## EXERCISE
No images are to be carried over; print all other material exactly as it stands.

## DATA PROVIDED
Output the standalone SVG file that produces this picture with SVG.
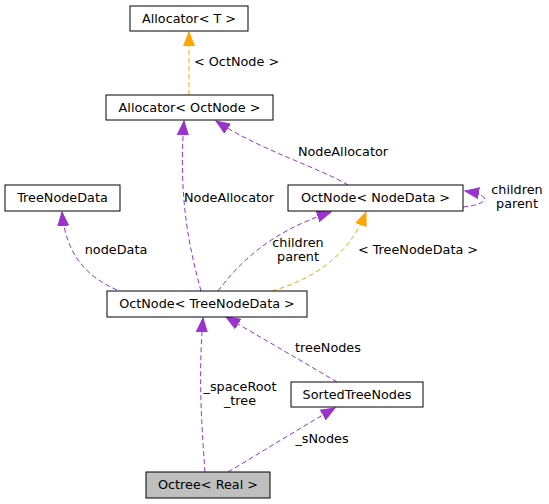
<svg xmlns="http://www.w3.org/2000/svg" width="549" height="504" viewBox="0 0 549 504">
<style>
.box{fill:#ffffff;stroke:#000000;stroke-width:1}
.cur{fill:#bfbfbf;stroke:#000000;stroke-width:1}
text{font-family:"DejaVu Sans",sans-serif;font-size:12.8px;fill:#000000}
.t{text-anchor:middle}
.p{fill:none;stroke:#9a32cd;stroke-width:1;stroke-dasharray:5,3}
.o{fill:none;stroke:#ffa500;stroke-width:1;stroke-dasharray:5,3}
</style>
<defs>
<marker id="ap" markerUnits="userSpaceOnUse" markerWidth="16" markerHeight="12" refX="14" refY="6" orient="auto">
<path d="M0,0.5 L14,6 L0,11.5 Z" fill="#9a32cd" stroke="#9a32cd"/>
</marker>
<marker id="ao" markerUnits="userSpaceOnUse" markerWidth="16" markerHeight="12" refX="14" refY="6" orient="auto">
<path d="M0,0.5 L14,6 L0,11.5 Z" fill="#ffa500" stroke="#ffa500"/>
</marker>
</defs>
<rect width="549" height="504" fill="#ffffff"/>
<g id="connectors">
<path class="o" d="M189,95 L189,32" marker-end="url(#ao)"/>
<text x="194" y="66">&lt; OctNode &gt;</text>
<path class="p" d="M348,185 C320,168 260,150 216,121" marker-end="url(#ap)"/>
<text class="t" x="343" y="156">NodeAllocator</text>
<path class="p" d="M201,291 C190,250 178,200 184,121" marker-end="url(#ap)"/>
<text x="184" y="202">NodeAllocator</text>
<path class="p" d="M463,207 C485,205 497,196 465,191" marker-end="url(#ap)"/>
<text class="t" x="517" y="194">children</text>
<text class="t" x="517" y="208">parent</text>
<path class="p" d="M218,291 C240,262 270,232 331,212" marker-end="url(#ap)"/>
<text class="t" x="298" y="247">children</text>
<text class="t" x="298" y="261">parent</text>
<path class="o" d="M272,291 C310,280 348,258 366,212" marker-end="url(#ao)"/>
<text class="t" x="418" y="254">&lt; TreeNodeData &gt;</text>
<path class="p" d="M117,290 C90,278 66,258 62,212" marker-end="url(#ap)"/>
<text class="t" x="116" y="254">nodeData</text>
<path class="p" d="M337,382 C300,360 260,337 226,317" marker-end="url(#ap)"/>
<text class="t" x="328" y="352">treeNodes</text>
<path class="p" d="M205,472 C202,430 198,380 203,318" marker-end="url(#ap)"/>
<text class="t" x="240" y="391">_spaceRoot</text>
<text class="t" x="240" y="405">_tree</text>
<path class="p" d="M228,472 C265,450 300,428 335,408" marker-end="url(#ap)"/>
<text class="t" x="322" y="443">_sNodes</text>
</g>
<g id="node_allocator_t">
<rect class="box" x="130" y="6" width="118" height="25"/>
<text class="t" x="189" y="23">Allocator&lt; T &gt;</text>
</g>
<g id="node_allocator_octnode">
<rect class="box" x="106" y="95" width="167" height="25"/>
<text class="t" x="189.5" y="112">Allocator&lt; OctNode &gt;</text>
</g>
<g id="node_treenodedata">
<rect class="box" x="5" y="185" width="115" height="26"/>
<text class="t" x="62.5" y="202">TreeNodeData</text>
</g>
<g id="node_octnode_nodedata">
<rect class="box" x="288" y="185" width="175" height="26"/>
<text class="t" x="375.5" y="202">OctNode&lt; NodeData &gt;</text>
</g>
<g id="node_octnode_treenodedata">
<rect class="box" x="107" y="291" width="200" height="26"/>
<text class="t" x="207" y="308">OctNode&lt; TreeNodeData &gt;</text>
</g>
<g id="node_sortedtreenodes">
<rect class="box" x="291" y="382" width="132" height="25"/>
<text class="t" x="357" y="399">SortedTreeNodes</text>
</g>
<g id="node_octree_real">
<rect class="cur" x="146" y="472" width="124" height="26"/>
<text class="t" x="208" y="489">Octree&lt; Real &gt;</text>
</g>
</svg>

## SOLUTION TO THIS TASK
Output the standalone SVG file that produces this picture with SVG.
<svg xmlns="http://www.w3.org/2000/svg" width="549" height="504" viewBox="0 0 549 504">
<style>
.box{fill:#ffffff;stroke:#000000;stroke-width:1}
.cur{fill:#bfbfbf;stroke:#000000;stroke-width:1}
text{font-family:"DejaVu Sans",sans-serif;font-size:12.8px;fill:#000000}
.t{text-anchor:middle}
.p{fill:none;stroke:#9a32cd;stroke-width:1;stroke-dasharray:5,3}
.o{fill:none;stroke:#ffa500;stroke-width:1;stroke-dasharray:5,3}
</style>
<defs>
<marker id="ap" markerUnits="userSpaceOnUse" markerWidth="16" markerHeight="12" refX="14" refY="6" orient="auto">
<path d="M0,0.5 L14,6 L0,11.5 Z" fill="#9a32cd" stroke="#9a32cd"/>
</marker>
<marker id="ao" markerUnits="userSpaceOnUse" markerWidth="16" markerHeight="12" refX="14" refY="6" orient="auto">
<path d="M0,0.5 L14,6 L0,11.5 Z" fill="#ffa500" stroke="#ffa500"/>
</marker>
</defs>
<rect width="549" height="504" fill="#ffffff"/>
<g id="connectors">
<path class="o" d="M189,95 L189,32" marker-end="url(#ao)"/>
<text x="194" y="66">&lt; OctNode &gt;</text>
<path class="p" d="M348,185 C320,168 260,150 216,121" marker-end="url(#ap)"/>
<text class="t" x="343" y="156">NodeAllocator</text>
<path class="p" d="M201,291 C190,250 178,200 184,121" marker-end="url(#ap)"/>
<text x="184" y="202">NodeAllocator</text>
<path class="p" d="M463,207 C485,205 497,196 465,191" marker-end="url(#ap)"/>
<text class="t" x="517" y="194">children</text>
<text class="t" x="517" y="208">parent</text>
<path class="p" d="M218,291 C240,262 270,232 331,212" marker-end="url(#ap)"/>
<text class="t" x="298" y="247">children</text>
<text class="t" x="298" y="261">parent</text>
<path class="o" d="M272,291 C310,280 348,258 366,212" marker-end="url(#ao)"/>
<text class="t" x="418" y="254">&lt; TreeNodeData &gt;</text>
<path class="p" d="M117,290 C90,278 66,258 62,212" marker-end="url(#ap)"/>
<text class="t" x="116" y="254">nodeData</text>
<path class="p" d="M337,382 C300,360 260,337 226,317" marker-end="url(#ap)"/>
<text class="t" x="328" y="352">treeNodes</text>
<path class="p" d="M205,472 C202,430 198,380 203,318" marker-end="url(#ap)"/>
<text class="t" x="240" y="391">_spaceRoot</text>
<text class="t" x="240" y="405">_tree</text>
<path class="p" d="M228,472 C265,450 300,428 335,408" marker-end="url(#ap)"/>
<text class="t" x="322" y="443">_sNodes</text>
</g>
<g id="node_allocator_t">
<rect class="box" x="130" y="6" width="118" height="25"/>
<text class="t" x="189" y="23">Allocator&lt; T &gt;</text>
</g>
<g id="node_allocator_octnode">
<rect class="box" x="106" y="95" width="167" height="25"/>
<text class="t" x="189.5" y="112">Allocator&lt; OctNode &gt;</text>
</g>
<g id="node_treenodedata">
<rect class="box" x="5" y="185" width="115" height="26"/>
<text class="t" x="62.5" y="202">TreeNodeData</text>
</g>
<g id="node_octnode_nodedata">
<rect class="box" x="288" y="185" width="175" height="26"/>
<text class="t" x="375.5" y="202">OctNode&lt; NodeData &gt;</text>
</g>
<g id="node_octnode_treenodedata">
<rect class="box" x="107" y="291" width="200" height="26"/>
<text class="t" x="207" y="308">OctNode&lt; TreeNodeData &gt;</text>
</g>
<g id="node_sortedtreenodes">
<rect class="box" x="291" y="382" width="132" height="25"/>
<text class="t" x="357" y="399">SortedTreeNodes</text>
</g>
<g id="node_octree_real">
<rect class="cur" x="146" y="472" width="124" height="26"/>
<text class="t" x="208" y="489">Octree&lt; Real &gt;</text>
</g>
</svg>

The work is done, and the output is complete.